Below are several records. Retype exactly those lines running from the one with "Recreate this image" through the one with "0.1085, 0.121, 0.134];", end lines included, and no others.

-- Start Records to use --

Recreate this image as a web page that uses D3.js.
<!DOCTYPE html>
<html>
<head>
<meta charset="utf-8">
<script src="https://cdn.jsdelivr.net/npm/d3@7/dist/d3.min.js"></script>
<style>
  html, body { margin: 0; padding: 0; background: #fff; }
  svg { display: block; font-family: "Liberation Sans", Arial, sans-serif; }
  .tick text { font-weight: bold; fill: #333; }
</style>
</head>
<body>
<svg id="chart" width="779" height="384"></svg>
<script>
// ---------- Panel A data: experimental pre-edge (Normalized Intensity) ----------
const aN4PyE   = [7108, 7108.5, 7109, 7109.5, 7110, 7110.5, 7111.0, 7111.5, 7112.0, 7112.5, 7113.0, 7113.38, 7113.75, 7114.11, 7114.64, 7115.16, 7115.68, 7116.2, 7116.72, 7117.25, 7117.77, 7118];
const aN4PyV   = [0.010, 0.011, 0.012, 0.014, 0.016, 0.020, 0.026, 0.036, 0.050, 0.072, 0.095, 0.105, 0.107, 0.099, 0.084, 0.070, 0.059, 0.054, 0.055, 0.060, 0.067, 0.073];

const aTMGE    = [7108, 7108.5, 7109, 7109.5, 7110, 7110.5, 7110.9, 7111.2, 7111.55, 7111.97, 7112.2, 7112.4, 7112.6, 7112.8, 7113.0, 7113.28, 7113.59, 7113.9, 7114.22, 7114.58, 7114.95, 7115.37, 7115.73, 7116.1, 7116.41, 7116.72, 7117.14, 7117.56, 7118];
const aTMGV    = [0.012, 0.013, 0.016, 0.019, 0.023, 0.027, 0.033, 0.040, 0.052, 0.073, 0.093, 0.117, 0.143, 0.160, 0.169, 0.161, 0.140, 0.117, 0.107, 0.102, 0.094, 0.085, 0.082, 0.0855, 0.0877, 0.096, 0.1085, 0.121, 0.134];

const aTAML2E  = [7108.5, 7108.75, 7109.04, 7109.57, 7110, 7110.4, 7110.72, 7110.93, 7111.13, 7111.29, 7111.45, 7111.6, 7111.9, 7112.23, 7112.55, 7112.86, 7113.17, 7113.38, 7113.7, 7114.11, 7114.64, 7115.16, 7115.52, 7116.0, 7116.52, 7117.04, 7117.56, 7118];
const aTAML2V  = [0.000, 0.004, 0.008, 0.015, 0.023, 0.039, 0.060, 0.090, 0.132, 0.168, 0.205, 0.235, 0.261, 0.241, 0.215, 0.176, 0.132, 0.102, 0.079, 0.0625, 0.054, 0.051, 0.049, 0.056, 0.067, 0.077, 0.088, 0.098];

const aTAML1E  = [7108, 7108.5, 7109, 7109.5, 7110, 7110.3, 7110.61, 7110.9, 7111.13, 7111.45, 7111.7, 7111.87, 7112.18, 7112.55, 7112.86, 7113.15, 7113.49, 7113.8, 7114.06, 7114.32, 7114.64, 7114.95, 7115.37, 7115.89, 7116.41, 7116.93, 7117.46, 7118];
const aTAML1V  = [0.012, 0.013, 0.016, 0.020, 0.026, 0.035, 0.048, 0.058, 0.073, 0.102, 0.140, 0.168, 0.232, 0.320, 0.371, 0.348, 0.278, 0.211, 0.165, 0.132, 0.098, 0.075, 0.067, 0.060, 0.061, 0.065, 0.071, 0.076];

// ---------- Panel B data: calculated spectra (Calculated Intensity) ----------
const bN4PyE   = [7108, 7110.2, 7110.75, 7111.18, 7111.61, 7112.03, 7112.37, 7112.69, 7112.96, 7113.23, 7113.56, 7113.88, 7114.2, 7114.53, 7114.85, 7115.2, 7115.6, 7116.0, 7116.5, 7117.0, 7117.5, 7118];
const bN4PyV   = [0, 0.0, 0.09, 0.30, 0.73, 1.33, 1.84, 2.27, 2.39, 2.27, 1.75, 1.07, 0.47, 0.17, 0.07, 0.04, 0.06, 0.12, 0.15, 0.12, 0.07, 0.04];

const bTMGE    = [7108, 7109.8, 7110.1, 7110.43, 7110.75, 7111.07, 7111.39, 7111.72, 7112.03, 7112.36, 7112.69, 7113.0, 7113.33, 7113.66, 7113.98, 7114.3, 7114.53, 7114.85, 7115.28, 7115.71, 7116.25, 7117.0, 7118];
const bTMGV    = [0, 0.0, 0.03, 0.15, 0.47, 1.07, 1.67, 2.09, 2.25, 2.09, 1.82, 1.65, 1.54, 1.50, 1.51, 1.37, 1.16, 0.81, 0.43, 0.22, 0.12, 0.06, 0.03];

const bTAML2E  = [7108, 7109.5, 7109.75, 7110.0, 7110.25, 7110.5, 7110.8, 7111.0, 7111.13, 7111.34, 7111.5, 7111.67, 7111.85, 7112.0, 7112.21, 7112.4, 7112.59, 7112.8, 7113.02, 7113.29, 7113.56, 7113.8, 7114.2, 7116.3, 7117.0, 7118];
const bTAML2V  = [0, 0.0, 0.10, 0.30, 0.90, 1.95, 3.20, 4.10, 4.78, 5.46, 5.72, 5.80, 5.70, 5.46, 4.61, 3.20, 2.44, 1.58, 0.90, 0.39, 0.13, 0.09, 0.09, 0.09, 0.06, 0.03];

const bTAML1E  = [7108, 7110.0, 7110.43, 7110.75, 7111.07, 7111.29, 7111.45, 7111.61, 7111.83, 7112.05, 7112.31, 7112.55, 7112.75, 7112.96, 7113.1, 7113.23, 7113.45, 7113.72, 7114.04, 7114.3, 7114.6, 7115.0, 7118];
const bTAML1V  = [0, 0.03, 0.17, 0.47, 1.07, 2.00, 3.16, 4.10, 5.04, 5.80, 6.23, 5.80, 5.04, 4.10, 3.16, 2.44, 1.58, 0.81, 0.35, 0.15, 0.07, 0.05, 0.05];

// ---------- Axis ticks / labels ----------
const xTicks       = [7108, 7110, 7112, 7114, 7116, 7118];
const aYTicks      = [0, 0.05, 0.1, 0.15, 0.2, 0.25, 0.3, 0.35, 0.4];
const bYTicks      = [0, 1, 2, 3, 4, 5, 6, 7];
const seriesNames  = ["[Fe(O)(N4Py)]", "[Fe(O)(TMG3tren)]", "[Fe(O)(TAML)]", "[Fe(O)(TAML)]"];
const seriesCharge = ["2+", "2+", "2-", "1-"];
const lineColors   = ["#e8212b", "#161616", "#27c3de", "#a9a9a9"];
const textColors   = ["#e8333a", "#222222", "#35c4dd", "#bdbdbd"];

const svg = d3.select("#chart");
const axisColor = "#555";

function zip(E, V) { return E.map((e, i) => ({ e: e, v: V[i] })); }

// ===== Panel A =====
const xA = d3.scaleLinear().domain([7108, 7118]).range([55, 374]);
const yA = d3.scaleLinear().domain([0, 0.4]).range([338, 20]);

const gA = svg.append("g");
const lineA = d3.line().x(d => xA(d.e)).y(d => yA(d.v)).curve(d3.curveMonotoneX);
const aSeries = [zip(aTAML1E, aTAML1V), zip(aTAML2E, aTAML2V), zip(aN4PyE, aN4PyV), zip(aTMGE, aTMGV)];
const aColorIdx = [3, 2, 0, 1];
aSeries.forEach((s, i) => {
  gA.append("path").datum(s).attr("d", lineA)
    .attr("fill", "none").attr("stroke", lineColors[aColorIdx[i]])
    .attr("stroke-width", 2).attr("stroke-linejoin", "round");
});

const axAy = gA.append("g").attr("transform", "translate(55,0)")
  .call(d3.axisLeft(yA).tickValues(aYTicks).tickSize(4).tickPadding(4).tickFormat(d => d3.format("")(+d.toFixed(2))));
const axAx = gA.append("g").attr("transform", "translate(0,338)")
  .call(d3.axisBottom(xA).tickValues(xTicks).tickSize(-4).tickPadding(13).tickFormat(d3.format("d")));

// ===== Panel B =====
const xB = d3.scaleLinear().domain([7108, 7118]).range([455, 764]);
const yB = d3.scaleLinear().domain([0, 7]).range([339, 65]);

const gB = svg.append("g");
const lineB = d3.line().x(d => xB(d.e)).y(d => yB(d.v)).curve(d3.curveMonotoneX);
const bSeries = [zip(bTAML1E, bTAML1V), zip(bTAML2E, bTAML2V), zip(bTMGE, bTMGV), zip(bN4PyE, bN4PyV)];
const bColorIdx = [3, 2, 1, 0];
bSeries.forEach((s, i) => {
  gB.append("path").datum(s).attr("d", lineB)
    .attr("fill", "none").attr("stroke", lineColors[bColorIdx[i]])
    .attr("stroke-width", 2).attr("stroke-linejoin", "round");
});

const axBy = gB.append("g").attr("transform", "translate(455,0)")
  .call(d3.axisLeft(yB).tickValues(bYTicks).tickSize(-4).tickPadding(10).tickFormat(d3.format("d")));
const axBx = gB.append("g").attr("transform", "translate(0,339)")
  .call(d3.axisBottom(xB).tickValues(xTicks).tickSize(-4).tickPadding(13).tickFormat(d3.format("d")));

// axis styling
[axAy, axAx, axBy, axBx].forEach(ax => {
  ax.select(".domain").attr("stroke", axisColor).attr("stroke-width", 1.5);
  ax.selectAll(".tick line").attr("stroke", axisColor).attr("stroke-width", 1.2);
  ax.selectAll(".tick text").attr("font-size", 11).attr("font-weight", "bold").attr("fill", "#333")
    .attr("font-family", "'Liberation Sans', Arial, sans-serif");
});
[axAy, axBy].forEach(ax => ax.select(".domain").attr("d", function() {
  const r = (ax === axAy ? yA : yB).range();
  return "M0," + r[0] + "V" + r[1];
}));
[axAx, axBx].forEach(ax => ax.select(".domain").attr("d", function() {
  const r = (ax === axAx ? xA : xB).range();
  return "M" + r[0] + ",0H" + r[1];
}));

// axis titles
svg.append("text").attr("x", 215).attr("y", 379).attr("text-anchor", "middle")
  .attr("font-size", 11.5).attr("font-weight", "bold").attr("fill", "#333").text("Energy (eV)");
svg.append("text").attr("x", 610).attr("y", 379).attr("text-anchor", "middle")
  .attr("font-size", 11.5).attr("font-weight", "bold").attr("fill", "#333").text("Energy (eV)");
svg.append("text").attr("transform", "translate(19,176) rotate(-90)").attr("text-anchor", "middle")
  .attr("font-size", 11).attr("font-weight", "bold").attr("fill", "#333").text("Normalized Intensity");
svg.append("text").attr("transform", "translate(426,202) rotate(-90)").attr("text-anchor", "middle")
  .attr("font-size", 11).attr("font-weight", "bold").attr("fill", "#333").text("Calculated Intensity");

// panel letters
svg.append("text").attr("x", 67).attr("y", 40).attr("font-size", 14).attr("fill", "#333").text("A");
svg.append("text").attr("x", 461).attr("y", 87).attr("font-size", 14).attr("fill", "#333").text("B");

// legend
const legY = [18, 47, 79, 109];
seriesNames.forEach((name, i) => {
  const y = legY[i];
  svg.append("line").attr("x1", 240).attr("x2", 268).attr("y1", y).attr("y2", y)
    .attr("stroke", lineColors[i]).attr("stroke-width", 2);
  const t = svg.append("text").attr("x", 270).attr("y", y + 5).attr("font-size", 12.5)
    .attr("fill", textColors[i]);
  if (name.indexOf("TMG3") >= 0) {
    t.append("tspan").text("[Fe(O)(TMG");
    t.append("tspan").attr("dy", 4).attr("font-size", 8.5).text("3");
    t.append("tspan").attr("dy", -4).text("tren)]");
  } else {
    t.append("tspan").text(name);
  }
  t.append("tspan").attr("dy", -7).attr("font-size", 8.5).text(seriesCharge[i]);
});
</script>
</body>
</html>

-- End Records to use --
-- Start Records to use --

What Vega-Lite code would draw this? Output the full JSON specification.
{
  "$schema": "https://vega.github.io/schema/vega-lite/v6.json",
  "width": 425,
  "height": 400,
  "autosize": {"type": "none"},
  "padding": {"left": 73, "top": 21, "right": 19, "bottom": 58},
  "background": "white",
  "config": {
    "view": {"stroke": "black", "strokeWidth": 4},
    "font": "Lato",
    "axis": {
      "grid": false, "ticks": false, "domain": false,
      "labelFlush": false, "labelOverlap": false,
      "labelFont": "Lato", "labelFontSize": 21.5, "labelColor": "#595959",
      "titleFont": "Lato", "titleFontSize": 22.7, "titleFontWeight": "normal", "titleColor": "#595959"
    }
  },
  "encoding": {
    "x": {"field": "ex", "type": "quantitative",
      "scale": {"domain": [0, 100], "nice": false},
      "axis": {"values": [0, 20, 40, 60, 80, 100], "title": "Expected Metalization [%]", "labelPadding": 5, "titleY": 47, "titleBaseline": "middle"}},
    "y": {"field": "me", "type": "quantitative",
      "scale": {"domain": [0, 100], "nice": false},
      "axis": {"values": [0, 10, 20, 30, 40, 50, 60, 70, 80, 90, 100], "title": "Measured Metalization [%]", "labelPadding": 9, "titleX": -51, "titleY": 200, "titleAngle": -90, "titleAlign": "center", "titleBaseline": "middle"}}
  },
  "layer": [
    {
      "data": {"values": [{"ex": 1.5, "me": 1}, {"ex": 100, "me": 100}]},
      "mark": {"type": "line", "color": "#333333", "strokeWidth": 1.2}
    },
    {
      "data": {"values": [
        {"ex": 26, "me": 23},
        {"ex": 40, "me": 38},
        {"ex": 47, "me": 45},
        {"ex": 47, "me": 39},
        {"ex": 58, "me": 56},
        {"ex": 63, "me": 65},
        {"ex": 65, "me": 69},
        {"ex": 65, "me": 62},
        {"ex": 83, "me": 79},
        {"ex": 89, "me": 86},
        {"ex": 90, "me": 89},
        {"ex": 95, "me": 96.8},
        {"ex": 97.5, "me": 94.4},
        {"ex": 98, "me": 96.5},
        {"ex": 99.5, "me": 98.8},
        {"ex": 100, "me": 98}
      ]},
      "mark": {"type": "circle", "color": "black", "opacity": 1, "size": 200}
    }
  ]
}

-- End Records to use --

## Written solution
Recreate this image as a web page that uses D3.js.
<!DOCTYPE html>
<html>
<head>
<meta charset="utf-8">
<script src="https://cdn.jsdelivr.net/npm/d3@7/dist/d3.min.js"></script>
<style>
  html, body { margin: 0; padding: 0; background: #fff; }
  svg { display: block; font-family: "Liberation Sans", Arial, sans-serif; }
  .tick text { font-weight: bold; fill: #333; }
</style>
</head>
<body>
<svg id="chart" width="779" height="384"></svg>
<script>
// ---------- Panel A data: experimental pre-edge (Normalized Intensity) ----------
const aN4PyE   = [7108, 7108.5, 7109, 7109.5, 7110, 7110.5, 7111.0, 7111.5, 7112.0, 7112.5, 7113.0, 7113.38, 7113.75, 7114.11, 7114.64, 7115.16, 7115.68, 7116.2, 7116.72, 7117.25, 7117.77, 7118];
const aN4PyV   = [0.010, 0.011, 0.012, 0.014, 0.016, 0.020, 0.026, 0.036, 0.050, 0.072, 0.095, 0.105, 0.107, 0.099, 0.084, 0.070, 0.059, 0.054, 0.055, 0.060, 0.067, 0.073];

const aTMGE    = [7108, 7108.5, 7109, 7109.5, 7110, 7110.5, 7110.9, 7111.2, 7111.55, 7111.97, 7112.2, 7112.4, 7112.6, 7112.8, 7113.0, 7113.28, 7113.59, 7113.9, 7114.22, 7114.58, 7114.95, 7115.37, 7115.73, 7116.1, 7116.41, 7116.72, 7117.14, 7117.56, 7118];
const aTMGV    = [0.012, 0.013, 0.016, 0.019, 0.023, 0.027, 0.033, 0.040, 0.052, 0.073, 0.093, 0.117, 0.143, 0.160, 0.169, 0.161, 0.140, 0.117, 0.107, 0.102, 0.094, 0.085, 0.082, 0.0855, 0.0877, 0.096, 0.1085, 0.121, 0.134];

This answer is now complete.